■ **SUPPLIED INFORMATION**:
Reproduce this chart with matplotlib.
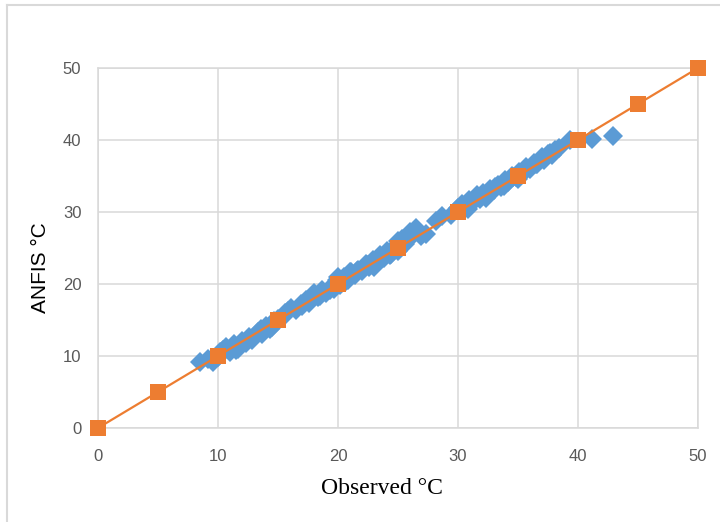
import matplotlib
matplotlib.use("Agg")
import matplotlib.pyplot as plt
from matplotlib.lines import Line2D

# Observed vs ANFIS (blue diamonds)
observed = [8.5, 9.2, 9.6, 10.0, 10.4, 10.7, 11.0, 11.3, 11.7, 12.0, 12.3, 12.6,
            13.0, 13.3, 13.7, 14.0, 14.3, 14.7, 15.0, 15.4, 15.8, 16.1, 16.5, 16.9,
            17.3, 17.6, 18.0, 18.3, 18.7, 19.0, 19.3, 19.6, 19.9, 20.2, 20.5, 20.8,
            21.1, 21.4, 21.7, 22.0, 22.3, 22.6, 22.9, 23.2, 23.5, 23.8, 24.1, 24.4,
            24.7, 25.0, 25.3, 25.6, 25.9, 26.2, 26.5, 26.9, 27.3, 28.2, 28.7, 29.4,
            30.0, 30.3, 30.6, 30.9, 31.2, 31.5, 31.8, 32.1, 32.4, 32.7, 33.0, 33.3,
            33.6, 33.9, 34.2, 34.5, 34.8, 35.1, 35.4, 35.7, 36.0, 36.3, 36.6, 36.9,
            37.2, 37.5, 37.8, 38.1, 38.4, 39.3, 41.2, 42.9,
            10.2, 11.5, 12.8, 13.6, 14.5, 15.6, 17.0, 18.5, 19.7, 20.6, 21.6, 22.4,
            23.4, 24.3, 25.2, 26.0, 30.8, 31.6, 32.3, 33.1, 33.8, 34.6, 35.5, 36.2,
            37.0, 37.7, 20.0, 21.0, 23.0, 25.0, 35.0, 36.5]
anfis = [9.1, 9.6, 9.2, 9.8, 10.9, 11.3, 10.6, 11.6, 11.0, 12.1, 11.8, 12.6,
         12.6, 13.3, 13.0, 14.1, 13.8, 14.9, 15.1, 15.4, 16.2, 16.6, 16.4, 17.2,
         17.8, 17.4, 18.7, 18.2, 19.1, 18.7, 19.2, 19.9, 20.5, 19.8, 21.0, 20.6,
         21.6, 21.2, 22.0, 21.8, 22.8, 22.4, 23.3, 23.0, 24.0, 23.6, 24.6, 24.2,
         25.0, 24.6, 26.2, 25.6, 26.2, 27.0, 27.8, 26.6, 26.9, 28.8, 29.4, 29.6,
         30.6, 31.1, 30.7, 31.6, 31.3, 32.1, 31.8, 32.6, 32.4, 33.2, 33.0, 33.8,
         33.5, 34.4, 34.2, 35.0, 34.8, 35.6, 35.4, 36.2, 36.0, 36.8, 36.6, 37.4,
         37.2, 38.0, 37.9, 38.6, 38.9, 40.0, 40.1, 40.6,
         10.6, 10.9, 12.2, 13.8, 14.0, 16.0, 16.9, 18.4, 19.3, 20.3, 21.8, 22.6,
         23.8, 24.0, 25.6, 27.2, 30.4, 32.4, 32.0, 33.5, 33.6, 34.8, 35.8, 36.4,
         37.6, 38.2, 21.0, 21.6, 22.4, 26.0, 34.6, 36.6]

# Reference 1:1 line (orange squares)
ref_x = [0, 5, 10, 15, 20, 25, 30, 35, 40, 45, 50]
ref_y = [0, 5, 10, 15, 20, 25, 30, 35, 40, 45, 50]

x_ticks = [0, 10, 20, 30, 40, 50]
y_ticks = [0, 10, 20, 30, 40, 50]

BLUE = "#5B9BD5"
ORANGE = "#ED7D31"
GRID = "#D9D9D9"
TICKC = "#595959"

fig = plt.figure(figsize=(7.2, 5.22), dpi=100)
ax = fig.add_axes([98/720, 1 - 428/522, 600/720, 360/522])

ax.plot(observed, anfis, linestyle="none", marker="D", markersize=10.5,
        color=BLUE, markeredgewidth=0, zorder=3, clip_on=False)
ax.plot(ref_x, ref_y, color=ORANGE, linewidth=1.6, marker="s", markersize=11,
        markeredgewidth=0, zorder=4, clip_on=False)

ax.set_xlim(0, 50)
ax.set_ylim(0, 50)
ax.set_xticks(x_ticks)
ax.set_yticks(y_ticks)
ax.grid(True, color=GRID, linewidth=1.1, zorder=0)
ax.set_axisbelow(True)
for s in ax.spines.values():
    s.set_color(GRID)
    s.set_linewidth(1.1)
ax.tick_params(length=0, colors=TICKC, labelsize=12)
ax.tick_params(axis="x", pad=15)
ax.tick_params(axis="y", pad=12)
for lab in ax.get_xticklabels() + ax.get_yticklabels():
    lab.set_family(["Liberation Sans Narrow", "Liberation Sans", "DejaVu Sans"])

ax.set_xlabel("Observed °C", family=["Liberation Serif", "DejaVu Serif"],
              fontsize=17, color="black")
ax.xaxis.set_label_coords((382 - 98) / 600, (428 - 478) / 360)
ax.set_ylabel("ANFIS °C", family=["Liberation Sans", "DejaVu Sans"],
              fontsize=15, color="black")
ax.yaxis.set_label_coords((50 - 98) / 600, (428 - 268) / 360)

# outer chart border (left and top visible)
fig.add_artist(Line2D([7/720, 7/720], [0, 1 - 5/522], color="#D9D9D9",
                      linewidth=1.5, transform=fig.transFigure))
fig.add_artist(Line2D([7/720, 1], [1 - 5/522, 1 - 5/522], color="#D9D9D9",
                      linewidth=1.5, transform=fig.transFigure))

fig.savefig("out.png", dpi=100)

■ **TO BE DONE**:
Give again exactly the lines running from the beginning of the material above through the line that contains "from matplotlib.lines import Line2D", and leave out every picture.

■ **EXERCISE ANSWER**:
Reproduce this chart with matplotlib.
import matplotlib
matplotlib.use("Agg")
import matplotlib.pyplot as plt
from matplotlib.lines import Line2D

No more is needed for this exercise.